■ Prompt ■
Pictures excluded, return the lines below from the first through the line holding "from matplotlib.patches import Patch".

■ Data shown ■
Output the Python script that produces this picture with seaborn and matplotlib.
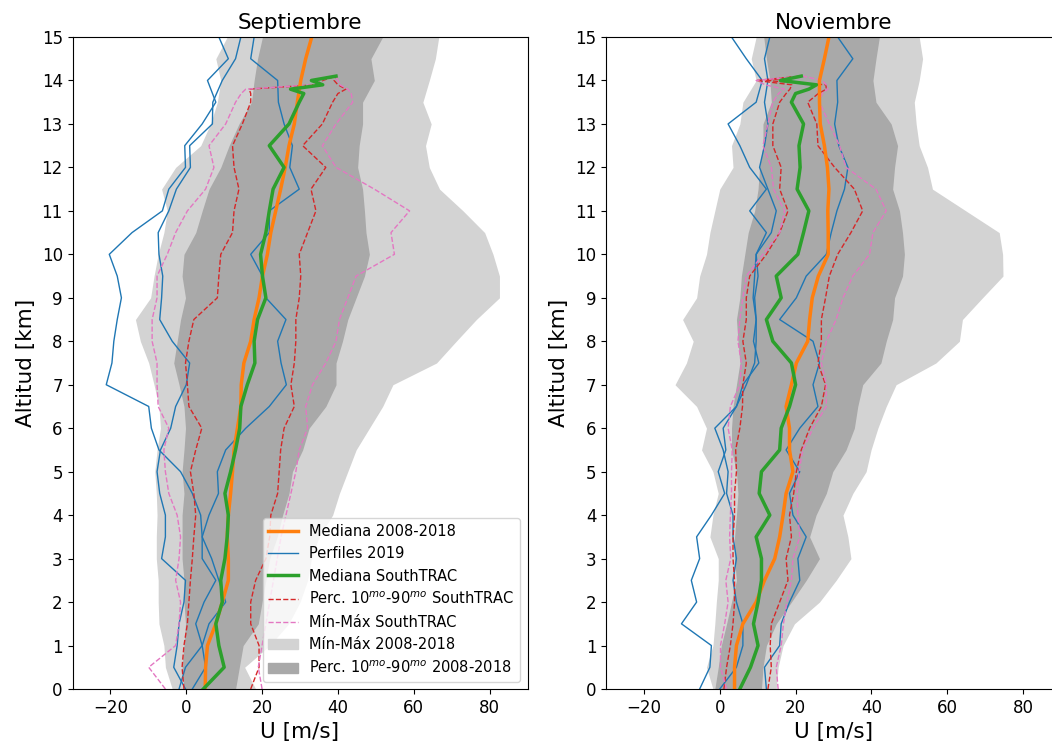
import numpy as np
import matplotlib
matplotlib.use("Agg")
import matplotlib.pyplot as plt
import seaborn as sns
from matplotlib.lines import Line2D
from matplotlib.patches import Patch

# altitude levels [km]
alt = [0, 0.5, 1, 1.5, 2, 2.5, 3, 3.5, 4, 4.5, 5, 5.5, 6, 6.5, 7, 7.5,
       8, 8.5, 9, 9.5, 10, 10.5, 11, 11.5, 12, 12.5, 13, 13.5, 14, 14.5, 15]
alt_st = [0, 0.5, 1, 1.5, 2, 2.5, 3, 3.5, 4, 4.5, 5, 5.5, 6, 6.5, 7, 7.5,
          8, 8.5, 9, 9.5, 10, 10.5, 11, 11.5, 12, 12.5, 13, 13.5,
          13.7, 13.8, 13.9, 14.0, 14.1]

# ---- Septiembre ----
sep_min = [-3.7, -5.5, -5.9, -7.2, -7.4, -7.4, -7.9, -7.9, -7.7, -7.9, -8.3, -7.7, -6.8, -7.2, -8.5, -9.9,
           -12.1, -13.4, -9.4, -8.5, -7.4, -5.9, -5.0, -6.5, -2.8, 3.8, 6.4, 8.2, 9.1, 7.8, 10.8]
sep_max = [18.3, 15.4, 22, 27, 30, 32, 33, 35, 38.6, 40.4, 42.6, 44.8, 48.3, 51.8, 54.5, 66,
           71.2, 76.5, 82.6, 82.6, 80.9, 78.7, 73.0, 66.8, 64.1, 63.1, 64.6, 62.4, 64.1, 65.7, 66.6]
sep_p10 = [-0.6, -1.1, -0.6, -0.2, -0.6, -0.6, -1.1, -1.1, -1.1, -0.6, -1.1, -0.6, -0.2, -0.6, -1.9, -3.3,
           -2.4, -1.5, -0.2, -1.1, -0.6, 2.5, 4.2, 6.0, 9.1, 11.3, 13.9, 17.2, 17.9, 18.8, 20.1]
sep_p90 = [13, 14, 15, 19, 20, 21, 22, 24, 25.4, 27.1, 28.0, 30.7, 32.4, 36.8, 39.5, 39.5,
           41.2, 42.6, 44.8, 47.0, 48.3, 47.4, 47.0, 46.5, 45.2, 45.6, 46.5, 46.5, 49.6, 48.7, 51.8]
sep_med = [5.0, 5.1, 5.6, 7.8, 9.5, 11.1, 11.1, 10.8, 11.1, 11.7, 12.2, 12.6, 13.5, 14.4, 14.5, 15.2,
           17.0, 17.9, 19.2, 20.1, 21.4, 22.3, 23.6, 24.9, 26.1, 27.1, 28.5, 29.3, 30.2, 31.5, 33.1]

sep_st_med = [4.5, 10.0, 8.6, 7.8, 9.5, 9.1, 10.2, 10.8, 11.1, 10.2, 11.7, 13.0, 14.1, 14.4, 16.1, 18.1,
              17.9, 18.8, 21.0, 20.1, 19.6, 21.0, 21.9, 22.9, 25.8, 21.9, 27.1, 29.8,
              31.0, 27.5, 36.0, 33.0, 39.5]
sep_st_p10 = [-0.6, -1.1, -0.6, 0.3, 0.7, 1.1, 1.6, 2.0, 2.5, 2.0, 1.1, 2.5, 4.1, 0.7, 0.3, -0.2,
              0.7, 2.0, 8.2, 8.6, 9.1, 12.2, 12.6, 13.9, 12.6, 12.2, 14.8, 17.0,
              17.0, 16.6, 34.0, 36.0, 39.5]
sep_st_p90 = [17.0, 19.2, 19.2, 17.0, 17.0, 18.3, 21, 22, 22.3, 24.1, 24.5, 24.9, 25.8, 28.5, 27.6, 28.5,
              28.9, 28.9, 29.8, 30.2, 29.8, 32.0, 34.2, 32.9, 36.8, 30.7, 35.9, 38.6,
              40.0, 42.1, 40.0, 39.0, 39.5]
sep_st_min = [-5.5, -9.9, -2.8, -1.9, -1.5, -2.8, -1.9, -1.5, -2.4, -4.6, -5.5, -5.9, -4.6, -7.4, -7.7, -7.7,
              -9.0, -9.0, -7.7, -7.7, -5.0, -2.8, 0.3, 5.1, 7.3, 6.0, 10.4, 13.0,
              14.5, 15.7, 33.0, 35.0, 39.5]
sep_st_max = [20, 19, 20, 21, 22, 23, 24, 25, 26.3, 27.6, 28.9, 29.8, 32.0, 31.5, 33.3, 36.8,
              39.5, 40.4, 42.6, 44.8, 54.9, 54.0, 58.9, 49.6, 39.5, 35.9, 39.5, 43.9,
              43.5, 42.6, 40.5, 40.0, 39.5]

sep_prof_a = [1.6, 5.1, 4.2, 2.5, 4.7, 7.8, 4.2, 4.2, 3.8, 1.6, -1.5, -7.2, -9.2, -9.9, -21.1, -19.6,
              -19.1, -18.2, -17.1, -18.2, -20.3, -14.3, -6.3, -4.6, -0.2, -0.4, 4.2, 7.8, 5.6, 11.1, 8.6]
sep_prof_b = [-0.2, -3.3, -2.4, -1.9, -0.6, -0.2, -6.5, -5.5, -5.5, -7.0, -7.7, -6.8, -4.1, -2.8, 0.0, 0.9,
              -3.7, -7.0, -6.5, -6.2, -7.2, -7.4, -4.6, -2.6, 1.1, 0.9, 6.9, 7.0, 9.5, 13.0, 14.4]
sep_prof_c = [-1.9, -0.2, 4.2, 6.0, 10.4, 8.6, 6.7, 4.2, 6.0, 8.5, 8.2, 10.4, 15.7, 21.9, 26.4, 25.0,
              24.1, 26.3, 21.0, 20.1, 17.0, 21.9, 21.9, 29.8, 27.3, 28.0, 25.8, 24.3, 24.1, 17.0, 17.9]

# ---- Noviembre ----
nov_min = [-1.8, -3.5, -1.8, -1.3, -0.9, -0.4, -0.4, -2.6, -1.8, -0.4, -1.8, -4.8, -3.5, -6.1, -11.8, -8.8,
           -7.0, -9.8, -6.1, -5.3, -3.5, -2.6, -1.3, 0.0, 3.5, 3.1, 5.3, 6.1, 9.6, 8.3, 9.6]
nov_max = [14.9, 15.4, 16.7, 19.7, 26.3, 30.7, 34.6, 33.8, 32.5, 35.1, 38.6, 39.9, 41.7, 43.9, 46.5, 57,
           63.2, 64.0, 69.3, 74.7, 74.6, 73.7, 64.9, 56.1, 54.8, 52.6, 51.8, 51.3, 52.6, 53.5, 52.6]
nov_p10 = [-1.3, -0.4, 0.4, 1.8, 3.1, 4.4, 3.9, 3.9, 4.4, 4.8, 4.4, 3.1, 3.1, 3.5, 4.4, 5.3,
           4.8, 4.4, 5.3, 5.7, 6.6, 7.5, 9.2, 10.1, 10.5, 11.4, 11.4, 13.6, 13.2, 12.3, 11.6]
nov_p90 = [11.0, 11.4, 12.3, 14.9, 18.9, 22.8, 26.3, 23.7, 25.4, 28.1, 29.8, 33.3, 35.5, 36.4, 37.7, 42.5,
           43.9, 45.6, 46.1, 48.2, 48.7, 48.2, 47.4, 45.6, 46.1, 46.9, 45.2, 41.2, 40.4, 41.2, 42.1]
nov_med = [3.9, 3.9, 4.4, 6.1, 9.6, 11.8, 14.5, 15.8, 16.7, 17.5, 19.3, 18.4, 18.4, 17.5, 18.9, 20.2,
           23.2, 23.7, 24.4, 26.0, 28.6, 28.6, 28.5, 28.8, 28.4, 27.6, 26.5, 26.3, 26.3, 27.6, 28.8]

nov_st_med = [5.3, 8.1, 10.1, 8.9, 10.1, 11.0, 11.0, 9.6, 13.2, 10.4, 11.0, 15.8, 16.2, 18.4, 20.0, 18.9,
              14.0, 12.3, 16.2, 14.9, 20.6, 22.1, 23.5, 20.4, 21.2, 20.9, 22.1, 18.9,
              20.0, 23.5, 25.5, 16.0, 21.5]
nov_st_p10 = [1.1, 1.8, 2.8, 3.5, 3.9, 3.9, 3.5, 3.5, 3.9, 3.9, 4.4, 4.2, 5.3, 6.0, 6.1, 7.0,
              6.1, 7.0, 7.0, 7.9, 12.3, 15.8, 18.0, 15.8, 16.2, 14.0, 14.0, 15.8,
              17.5, 18.5, 19.0, 9.6, 21.5]
nov_st_p90 = [12.7, 13.6, 13.3, 13.6, 15.8, 18.0, 17.5, 18.9, 18.4, 19.5, 20.2, 21.5, 23.7, 26.8, 27.9, 25.9,
              26.8, 26.8, 27.9, 28.9, 31.1, 34.6, 37.7, 35.5, 30.3, 25.9, 25.6, 23.2,
              26.0, 28.1, 28.0, 12.0, 21.5]
nov_st_min = [1.8, 0.2, 0.2, 1.3, 2.2, 1.6, 2.9, 2.6, 2.8, 3.1, 3.1, 3.3, 2.2, 2.8, 5.3, 5.7,
              4.8, 5.3, 6.1, 7.0, 11.4, 15.8, 17.1, 14.2, 13.6, 11.4, 12.7, 14.0,
              15.5, 17.0, 12.0, 9.6, 21.5]
nov_st_max = [15.4, 14.9, 16.2, 16.8, 17.7, 18.9, 19.3, 21.1, 20.6, 20.4, 20.9, 21.9, 24.6, 28.1, 28.1, 26.8,
              28.1, 30.7, 32.5, 35.1, 39.5, 40.4, 43.9, 41.2, 33.3, 31.6, 28.9, 26.3,
              27.0, 28.5, 28.1, 27.0, 22.0]

nov_prof_a = [-5.3, -2.6, -2.2, -10.1, -6.1, -7.5, -5.3, -6.1, -2.2, 1.3, -0.4, 1.6, 0.9, 4.4, 6.1, 10.3,
              8.9, 9.6, 9.2, 10.1, 9.6, 12.3, 7.9, 12.3, 7.9, 5.3, 2.2, 9.6, 11.2, 7.0, 3.1]
nov_prof_b = [0.0, 4.4, 6.1, 6.1, 4.4, 3.5, 4.4, 3.5, 3.5, 1.8, 2.2, 0.9, -1.3, 4.4, 7.0, 9.2,
              9.6, 9.6, 8.8, 9.2, 9.6, 13.6, 14.9, 12.7, 10.5, 11.8, 12.7, 11.8, 12.7, 11.8, 13.2]
nov_prof_c = [12.3, 11.8, 15.8, 16.2, 18.4, 21.1, 20.6, 22.8, 19.3, 18.4, 21.1, 17.5, 21.1, 25.9, 24.6, 26.3,
              24.6, 15.8, 20.2, 22.8, 28.1, 29.4, 30.9, 32.9, 33.8, 31.4, 30.3, 31.1, 30.9, 35.1, 31.1]

C_ORANGE = "tab:orange"
C_BLUE = "tab:blue"
C_GREEN = "tab:green"
C_RED = "tab:red"
C_PINK = "tab:pink"


def profile(ax, x, y, **kw):
    sns.lineplot(x=x, y=y, orient="y", estimator=None, ax=ax, legend=False, **kw)


def panel(ax, title, mn, mx, p10, p90, med, st_med, st_p10, st_p90, st_min, st_max, profs):
    ax.fill_betweenx(alt, mn, mx, color="lightgray", lw=0)
    ax.fill_betweenx(alt, p10, p90, color="darkgray", lw=0)
    for p in profs:
        profile(ax, p, alt, color=C_BLUE, lw=1)
    profile(ax, st_p10, alt_st, color=C_RED, lw=1, linestyle="--")
    profile(ax, st_p90, alt_st, color=C_RED, lw=1, linestyle="--")
    profile(ax, st_min, alt_st, color=C_PINK, lw=1, linestyle="--")
    profile(ax, st_max, alt_st, color=C_PINK, lw=1, linestyle="--")
    profile(ax, med, alt, color=C_ORANGE, lw=2.5)
    profile(ax, st_med, alt_st, color=C_GREEN, lw=2.5)
    ax.set_xlim(-30, 90)
    ax.set_ylim(0, 15)
    ax.set_yticks(range(0, 16))
    ax.set_xticks([-20, 0, 20, 40, 60, 80])
    ax.set_title(title, fontsize=15.5)
    ax.set_xlabel("U [m/s]", fontsize=15.5)
    ax.set_ylabel("Altitud [km]", fontsize=15.5)
    ax.tick_params(labelsize=12)


fig = plt.figure(figsize=(10.52, 7.44), dpi=100)
ax1 = fig.add_axes([72.5 / 1052, 55 / 744, 455 / 1052, 652 / 744])
ax2 = fig.add_axes([606 / 1052, 55 / 744, 455 / 1052, 652 / 744])

panel(ax1, "Septiembre", sep_min, sep_max, sep_p10, sep_p90, sep_med,
      sep_st_med, sep_st_p10, sep_st_p90, sep_st_min, sep_st_max,
      [sep_prof_a, sep_prof_b, sep_prof_c])
panel(ax2, "Noviembre", nov_min, nov_max, nov_p10, nov_p90, nov_med,
      nov_st_med, nov_st_p10, nov_st_p90, nov_st_min, nov_st_max,
      [nov_prof_a, nov_prof_b, nov_prof_c])

handles = [
    Line2D([], [], color=C_ORANGE, lw=2.5),
    Line2D([], [], color=C_BLUE, lw=1),
    Line2D([], [], color=C_GREEN, lw=2.5),
    Line2D([], [], color=C_RED, lw=1, linestyle="--"),
    Line2D([], [], color=C_PINK, lw=1, linestyle="--"),
    Patch(color="lightgray"),
    Patch(color="darkgray"),
]
labels = [
    "Mediana 2008-2018",
    "Perfiles 2019",
    "Mediana SouthTRAC",
    r"Perc. 10$^{mo}$-90$^{mo}$ SouthTRAC",
    "Mín-Máx SouthTRAC",
    "Mín-Máx 2008-2018",
    r"Perc. 10$^{mo}$-90$^{mo}$ 2008-2018",
]
ax1.legend(handles, labels, loc="lower right", fontsize=10.5)

fig.savefig("out.png", dpi=100)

■ Correct output ■
Output the Python script that produces this picture with seaborn and matplotlib.
import numpy as np
import matplotlib
matplotlib.use("Agg")
import matplotlib.pyplot as plt
import seaborn as sns
from matplotlib.lines import Line2D
from matplotlib.patches import Patch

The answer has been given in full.